# [WHAT THE TASK ASKS]
Only the lines from the one containing "Output the Python" through the one containing "from matplotlib.ticker import" should be duplicated, exactly as they appear. Pictures are to be left out.

[Start MATERIAL]

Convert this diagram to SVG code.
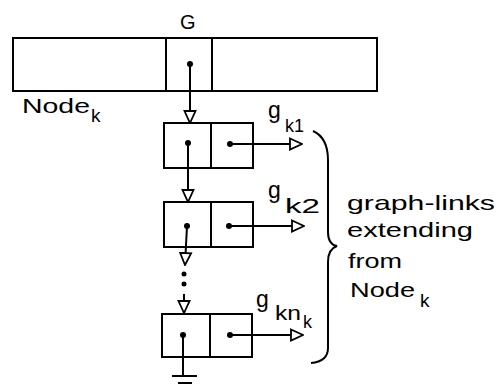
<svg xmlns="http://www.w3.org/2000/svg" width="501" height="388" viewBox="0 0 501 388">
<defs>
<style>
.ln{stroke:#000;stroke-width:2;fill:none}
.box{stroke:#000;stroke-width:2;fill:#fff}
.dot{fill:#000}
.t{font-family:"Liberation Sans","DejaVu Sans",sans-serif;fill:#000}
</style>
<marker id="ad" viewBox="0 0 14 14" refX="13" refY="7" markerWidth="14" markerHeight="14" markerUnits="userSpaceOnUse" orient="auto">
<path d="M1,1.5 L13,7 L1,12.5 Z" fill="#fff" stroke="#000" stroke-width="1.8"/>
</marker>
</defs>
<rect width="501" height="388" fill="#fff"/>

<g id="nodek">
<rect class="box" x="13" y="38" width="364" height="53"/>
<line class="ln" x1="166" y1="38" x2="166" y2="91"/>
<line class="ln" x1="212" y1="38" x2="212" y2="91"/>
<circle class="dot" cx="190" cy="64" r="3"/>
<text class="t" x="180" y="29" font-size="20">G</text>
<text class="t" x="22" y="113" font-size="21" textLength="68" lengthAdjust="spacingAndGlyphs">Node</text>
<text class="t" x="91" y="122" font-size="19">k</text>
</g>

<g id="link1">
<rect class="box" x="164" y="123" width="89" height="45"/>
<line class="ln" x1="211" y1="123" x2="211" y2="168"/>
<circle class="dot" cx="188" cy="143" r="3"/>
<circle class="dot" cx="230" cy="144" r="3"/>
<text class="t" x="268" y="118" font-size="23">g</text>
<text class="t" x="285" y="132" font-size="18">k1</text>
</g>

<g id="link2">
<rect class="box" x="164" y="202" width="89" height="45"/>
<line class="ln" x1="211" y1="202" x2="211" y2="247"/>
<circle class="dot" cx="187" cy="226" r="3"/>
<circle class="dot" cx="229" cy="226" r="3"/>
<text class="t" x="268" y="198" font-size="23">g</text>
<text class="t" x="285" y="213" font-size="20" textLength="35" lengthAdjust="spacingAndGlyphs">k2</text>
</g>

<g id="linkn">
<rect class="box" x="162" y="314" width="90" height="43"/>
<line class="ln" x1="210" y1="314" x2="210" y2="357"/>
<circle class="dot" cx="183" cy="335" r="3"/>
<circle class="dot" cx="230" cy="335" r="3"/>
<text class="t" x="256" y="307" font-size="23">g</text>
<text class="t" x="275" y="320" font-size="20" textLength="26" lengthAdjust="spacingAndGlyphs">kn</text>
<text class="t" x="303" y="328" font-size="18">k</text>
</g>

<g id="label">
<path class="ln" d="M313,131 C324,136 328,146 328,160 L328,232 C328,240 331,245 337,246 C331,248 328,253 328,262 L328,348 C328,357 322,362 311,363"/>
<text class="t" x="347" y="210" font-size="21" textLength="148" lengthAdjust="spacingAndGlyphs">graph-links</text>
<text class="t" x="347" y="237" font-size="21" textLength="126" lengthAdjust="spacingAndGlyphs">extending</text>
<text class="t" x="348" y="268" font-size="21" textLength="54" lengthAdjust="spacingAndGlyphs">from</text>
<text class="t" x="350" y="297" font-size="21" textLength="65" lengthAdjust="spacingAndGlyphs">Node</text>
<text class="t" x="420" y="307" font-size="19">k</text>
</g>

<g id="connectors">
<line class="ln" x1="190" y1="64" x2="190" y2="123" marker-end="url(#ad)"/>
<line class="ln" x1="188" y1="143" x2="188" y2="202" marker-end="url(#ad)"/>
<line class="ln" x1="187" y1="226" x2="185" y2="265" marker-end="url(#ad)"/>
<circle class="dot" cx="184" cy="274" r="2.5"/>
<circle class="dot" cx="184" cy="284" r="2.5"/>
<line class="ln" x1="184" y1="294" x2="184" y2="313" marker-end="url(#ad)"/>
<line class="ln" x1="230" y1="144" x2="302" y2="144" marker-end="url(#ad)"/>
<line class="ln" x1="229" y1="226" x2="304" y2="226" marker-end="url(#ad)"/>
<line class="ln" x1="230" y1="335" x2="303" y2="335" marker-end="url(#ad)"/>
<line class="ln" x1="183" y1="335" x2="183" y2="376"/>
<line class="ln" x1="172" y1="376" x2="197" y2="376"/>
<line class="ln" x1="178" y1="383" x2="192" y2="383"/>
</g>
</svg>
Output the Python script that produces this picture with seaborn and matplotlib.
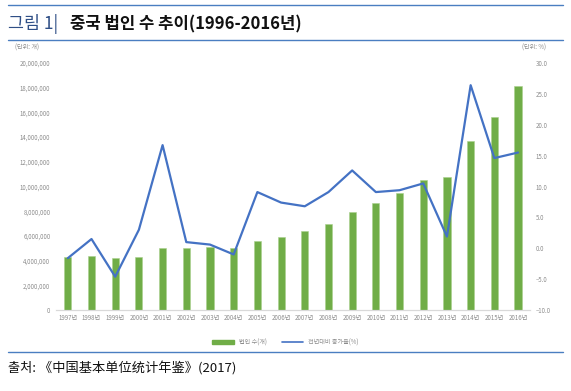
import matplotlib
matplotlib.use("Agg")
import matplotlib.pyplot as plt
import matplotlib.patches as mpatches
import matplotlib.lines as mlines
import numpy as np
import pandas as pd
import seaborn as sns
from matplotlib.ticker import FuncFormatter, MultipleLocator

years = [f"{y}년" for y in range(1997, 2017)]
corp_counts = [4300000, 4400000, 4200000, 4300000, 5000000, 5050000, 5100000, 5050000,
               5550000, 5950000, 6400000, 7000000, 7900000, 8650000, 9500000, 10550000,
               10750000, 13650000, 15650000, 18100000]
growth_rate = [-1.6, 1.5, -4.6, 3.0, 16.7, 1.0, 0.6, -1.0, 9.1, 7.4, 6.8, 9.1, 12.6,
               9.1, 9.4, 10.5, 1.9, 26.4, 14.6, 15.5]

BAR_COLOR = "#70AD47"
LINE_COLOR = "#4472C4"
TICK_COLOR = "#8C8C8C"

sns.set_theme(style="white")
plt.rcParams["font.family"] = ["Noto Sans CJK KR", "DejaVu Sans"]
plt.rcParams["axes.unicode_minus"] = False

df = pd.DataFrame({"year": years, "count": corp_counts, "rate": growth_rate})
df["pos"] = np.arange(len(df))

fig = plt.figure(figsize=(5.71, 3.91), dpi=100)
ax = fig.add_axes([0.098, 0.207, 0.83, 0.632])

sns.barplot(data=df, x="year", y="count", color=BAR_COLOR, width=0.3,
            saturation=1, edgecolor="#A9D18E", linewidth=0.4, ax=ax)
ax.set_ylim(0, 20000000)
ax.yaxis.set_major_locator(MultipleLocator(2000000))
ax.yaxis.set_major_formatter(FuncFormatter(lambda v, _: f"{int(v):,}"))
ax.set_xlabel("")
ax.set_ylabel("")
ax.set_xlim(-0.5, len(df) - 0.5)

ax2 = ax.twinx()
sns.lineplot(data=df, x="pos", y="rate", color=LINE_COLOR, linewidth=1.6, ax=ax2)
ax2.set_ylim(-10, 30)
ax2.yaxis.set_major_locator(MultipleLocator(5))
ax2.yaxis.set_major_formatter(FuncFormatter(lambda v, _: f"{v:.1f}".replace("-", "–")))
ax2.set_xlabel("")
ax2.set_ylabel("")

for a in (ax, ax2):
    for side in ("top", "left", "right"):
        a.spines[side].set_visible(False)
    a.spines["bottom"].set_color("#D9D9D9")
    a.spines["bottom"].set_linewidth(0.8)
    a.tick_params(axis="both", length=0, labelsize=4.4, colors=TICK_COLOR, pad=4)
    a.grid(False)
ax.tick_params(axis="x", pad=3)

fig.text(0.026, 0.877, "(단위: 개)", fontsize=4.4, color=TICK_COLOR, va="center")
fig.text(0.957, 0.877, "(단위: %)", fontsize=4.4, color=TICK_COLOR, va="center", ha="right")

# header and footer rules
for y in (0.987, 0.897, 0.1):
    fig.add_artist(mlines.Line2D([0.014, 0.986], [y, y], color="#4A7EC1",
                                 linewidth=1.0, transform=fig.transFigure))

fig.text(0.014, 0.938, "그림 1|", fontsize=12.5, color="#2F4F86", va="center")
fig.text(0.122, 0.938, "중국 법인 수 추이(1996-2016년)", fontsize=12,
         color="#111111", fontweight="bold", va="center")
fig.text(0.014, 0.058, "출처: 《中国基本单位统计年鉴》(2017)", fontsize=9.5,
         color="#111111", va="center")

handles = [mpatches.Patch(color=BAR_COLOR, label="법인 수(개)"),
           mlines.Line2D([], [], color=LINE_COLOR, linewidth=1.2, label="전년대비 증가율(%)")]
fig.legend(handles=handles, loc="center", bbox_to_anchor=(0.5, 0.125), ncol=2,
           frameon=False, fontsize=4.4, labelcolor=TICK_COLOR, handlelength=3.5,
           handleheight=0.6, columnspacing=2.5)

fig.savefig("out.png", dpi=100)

[End MATERIAL]

# [OUTPUT]
Output the Python script that produces this picture with seaborn and matplotlib.
import matplotlib
matplotlib.use("Agg")
import matplotlib.pyplot as plt
import matplotlib.patches as mpatches
import matplotlib.lines as mlines
import numpy as np
import pandas as pd
import seaborn as sns
from matplotlib.ticker import FuncFormatter, MultipleLocator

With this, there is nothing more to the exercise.